Provided records ::
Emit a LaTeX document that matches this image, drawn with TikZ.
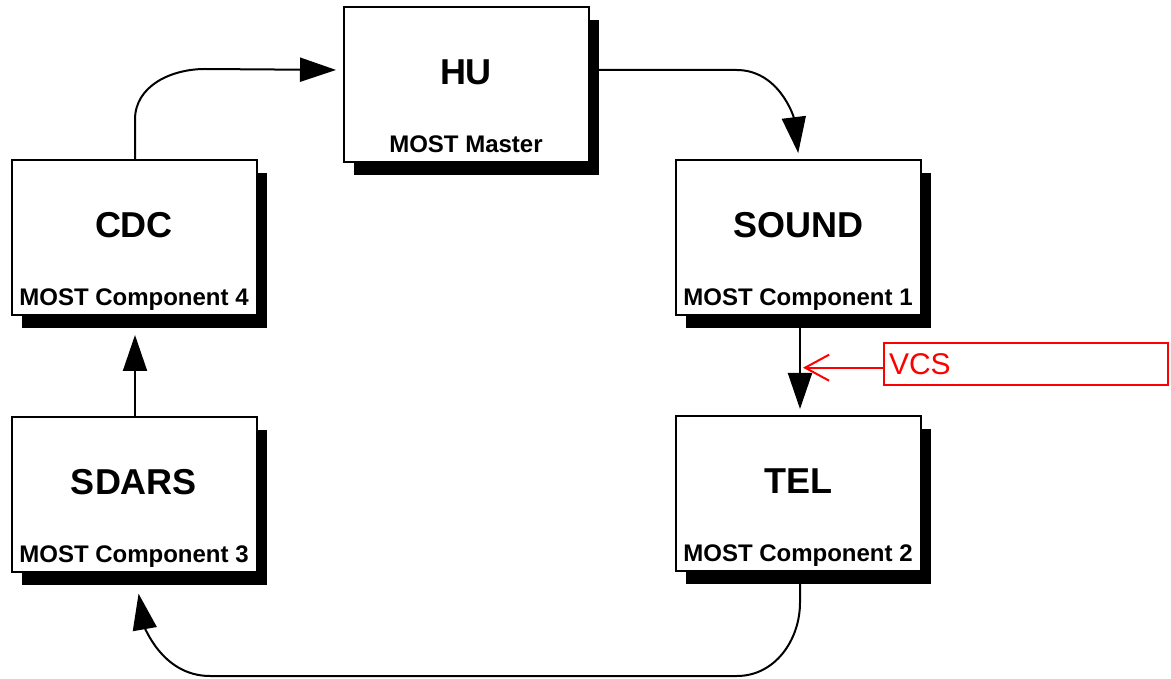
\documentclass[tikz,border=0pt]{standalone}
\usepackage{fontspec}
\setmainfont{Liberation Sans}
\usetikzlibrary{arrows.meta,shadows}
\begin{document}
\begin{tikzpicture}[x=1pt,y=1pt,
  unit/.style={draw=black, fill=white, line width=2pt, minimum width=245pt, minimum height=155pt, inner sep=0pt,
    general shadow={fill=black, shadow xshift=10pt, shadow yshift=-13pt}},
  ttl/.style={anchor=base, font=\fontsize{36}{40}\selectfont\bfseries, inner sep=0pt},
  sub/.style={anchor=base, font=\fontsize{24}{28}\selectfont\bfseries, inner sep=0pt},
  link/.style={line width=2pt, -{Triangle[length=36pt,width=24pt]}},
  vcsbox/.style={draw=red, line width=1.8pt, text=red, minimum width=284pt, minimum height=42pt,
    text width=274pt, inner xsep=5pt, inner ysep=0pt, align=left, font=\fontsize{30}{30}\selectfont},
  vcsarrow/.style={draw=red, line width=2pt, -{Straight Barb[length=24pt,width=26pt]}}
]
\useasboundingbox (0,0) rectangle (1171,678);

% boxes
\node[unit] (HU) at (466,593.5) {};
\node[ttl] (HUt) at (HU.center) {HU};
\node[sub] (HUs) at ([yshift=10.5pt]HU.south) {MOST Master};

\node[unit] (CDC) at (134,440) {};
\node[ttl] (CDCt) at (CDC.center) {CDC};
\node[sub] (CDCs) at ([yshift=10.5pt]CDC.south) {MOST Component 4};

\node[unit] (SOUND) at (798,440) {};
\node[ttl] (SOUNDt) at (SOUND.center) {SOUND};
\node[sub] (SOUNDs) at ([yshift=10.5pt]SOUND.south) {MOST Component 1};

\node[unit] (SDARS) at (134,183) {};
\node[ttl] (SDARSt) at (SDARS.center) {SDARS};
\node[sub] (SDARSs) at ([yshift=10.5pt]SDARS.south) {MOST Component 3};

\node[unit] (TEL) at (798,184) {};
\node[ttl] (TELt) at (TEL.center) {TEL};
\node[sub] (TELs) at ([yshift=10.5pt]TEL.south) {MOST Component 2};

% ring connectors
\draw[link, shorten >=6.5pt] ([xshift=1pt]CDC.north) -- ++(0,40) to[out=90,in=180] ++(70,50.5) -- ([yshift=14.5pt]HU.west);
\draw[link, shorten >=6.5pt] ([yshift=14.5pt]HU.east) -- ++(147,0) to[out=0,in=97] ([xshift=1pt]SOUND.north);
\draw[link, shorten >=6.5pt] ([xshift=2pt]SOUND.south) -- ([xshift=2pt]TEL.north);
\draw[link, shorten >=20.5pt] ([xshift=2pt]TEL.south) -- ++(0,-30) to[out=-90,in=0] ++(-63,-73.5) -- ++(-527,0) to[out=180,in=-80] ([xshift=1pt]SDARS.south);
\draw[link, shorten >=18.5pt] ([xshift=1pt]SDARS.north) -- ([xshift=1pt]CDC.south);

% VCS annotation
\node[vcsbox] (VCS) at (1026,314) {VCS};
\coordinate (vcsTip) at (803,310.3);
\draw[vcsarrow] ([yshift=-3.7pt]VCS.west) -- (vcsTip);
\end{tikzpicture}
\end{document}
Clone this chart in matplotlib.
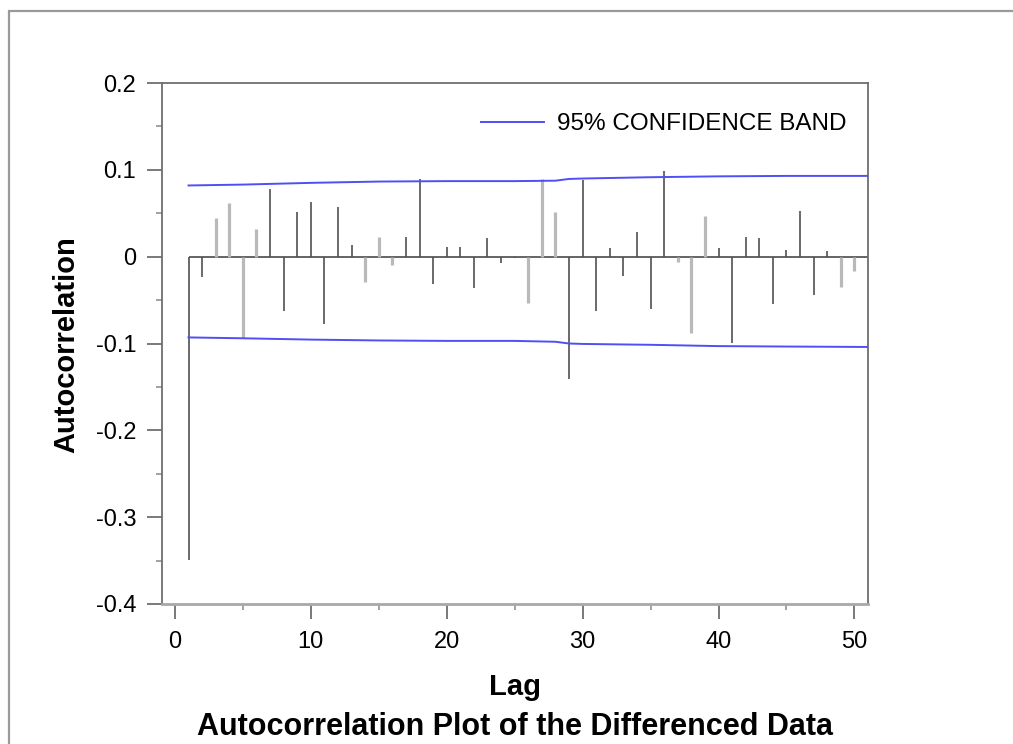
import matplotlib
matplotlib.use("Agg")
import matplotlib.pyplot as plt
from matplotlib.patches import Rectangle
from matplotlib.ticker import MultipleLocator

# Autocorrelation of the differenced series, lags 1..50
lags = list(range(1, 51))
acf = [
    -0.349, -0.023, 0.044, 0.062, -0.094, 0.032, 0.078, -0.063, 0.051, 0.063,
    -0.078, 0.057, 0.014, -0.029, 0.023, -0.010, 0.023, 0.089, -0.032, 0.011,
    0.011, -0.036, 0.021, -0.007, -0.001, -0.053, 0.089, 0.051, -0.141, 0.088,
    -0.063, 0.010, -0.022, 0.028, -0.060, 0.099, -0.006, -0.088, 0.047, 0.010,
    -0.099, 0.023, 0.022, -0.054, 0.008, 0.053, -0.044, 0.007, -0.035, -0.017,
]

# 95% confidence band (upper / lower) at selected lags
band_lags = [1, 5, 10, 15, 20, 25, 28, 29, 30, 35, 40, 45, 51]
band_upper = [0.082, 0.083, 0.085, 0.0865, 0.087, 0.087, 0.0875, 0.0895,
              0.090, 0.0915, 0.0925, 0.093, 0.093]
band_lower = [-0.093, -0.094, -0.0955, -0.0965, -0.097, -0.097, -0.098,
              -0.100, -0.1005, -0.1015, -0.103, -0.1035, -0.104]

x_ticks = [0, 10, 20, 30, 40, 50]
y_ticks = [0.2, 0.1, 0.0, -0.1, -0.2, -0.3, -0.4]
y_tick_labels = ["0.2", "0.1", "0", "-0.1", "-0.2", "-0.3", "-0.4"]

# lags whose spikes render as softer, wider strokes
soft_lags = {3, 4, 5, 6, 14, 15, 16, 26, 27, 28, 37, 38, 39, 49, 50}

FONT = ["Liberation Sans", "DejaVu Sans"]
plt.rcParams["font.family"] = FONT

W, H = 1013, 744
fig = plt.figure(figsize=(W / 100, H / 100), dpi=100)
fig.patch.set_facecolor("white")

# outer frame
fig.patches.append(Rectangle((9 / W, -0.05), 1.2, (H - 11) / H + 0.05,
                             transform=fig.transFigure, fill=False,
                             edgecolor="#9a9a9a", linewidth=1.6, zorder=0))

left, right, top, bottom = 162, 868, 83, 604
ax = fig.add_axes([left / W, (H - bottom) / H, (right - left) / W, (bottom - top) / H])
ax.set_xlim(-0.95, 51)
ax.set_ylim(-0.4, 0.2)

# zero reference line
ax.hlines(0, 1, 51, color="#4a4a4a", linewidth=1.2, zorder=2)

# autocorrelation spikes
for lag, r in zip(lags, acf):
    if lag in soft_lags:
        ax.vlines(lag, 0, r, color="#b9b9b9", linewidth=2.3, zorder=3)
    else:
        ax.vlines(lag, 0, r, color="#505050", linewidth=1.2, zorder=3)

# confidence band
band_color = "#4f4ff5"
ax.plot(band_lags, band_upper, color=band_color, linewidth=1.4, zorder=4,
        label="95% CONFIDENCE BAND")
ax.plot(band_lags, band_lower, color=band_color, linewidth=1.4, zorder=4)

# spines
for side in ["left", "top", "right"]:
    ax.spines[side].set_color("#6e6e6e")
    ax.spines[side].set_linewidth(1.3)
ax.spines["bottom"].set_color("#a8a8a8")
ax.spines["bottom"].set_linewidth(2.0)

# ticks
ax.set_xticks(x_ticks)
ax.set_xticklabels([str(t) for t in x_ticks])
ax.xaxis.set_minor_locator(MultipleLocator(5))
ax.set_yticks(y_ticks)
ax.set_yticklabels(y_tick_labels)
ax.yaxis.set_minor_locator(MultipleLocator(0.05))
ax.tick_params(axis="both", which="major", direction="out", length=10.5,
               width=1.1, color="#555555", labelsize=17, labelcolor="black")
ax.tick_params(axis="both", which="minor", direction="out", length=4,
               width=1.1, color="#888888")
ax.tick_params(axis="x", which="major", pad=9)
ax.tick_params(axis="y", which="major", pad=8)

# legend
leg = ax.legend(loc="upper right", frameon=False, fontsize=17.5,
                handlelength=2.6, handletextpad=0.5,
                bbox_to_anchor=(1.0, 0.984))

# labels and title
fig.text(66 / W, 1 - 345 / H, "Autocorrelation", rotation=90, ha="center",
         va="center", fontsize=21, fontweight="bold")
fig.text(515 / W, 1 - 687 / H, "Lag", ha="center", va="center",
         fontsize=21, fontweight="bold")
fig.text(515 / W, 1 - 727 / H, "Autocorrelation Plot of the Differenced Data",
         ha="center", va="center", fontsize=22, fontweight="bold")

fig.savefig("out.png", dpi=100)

Task instructions ::
Your first line is the one with "Clone this chart in matplotlib.", and your last is the one with "from matplotlib.ticker import MultipleLocator". Copy those and every line between them exactly, without any pictures.

Solution below ::
Clone this chart in matplotlib.
import matplotlib
matplotlib.use("Agg")
import matplotlib.pyplot as plt
from matplotlib.patches import Rectangle
from matplotlib.ticker import MultipleLocator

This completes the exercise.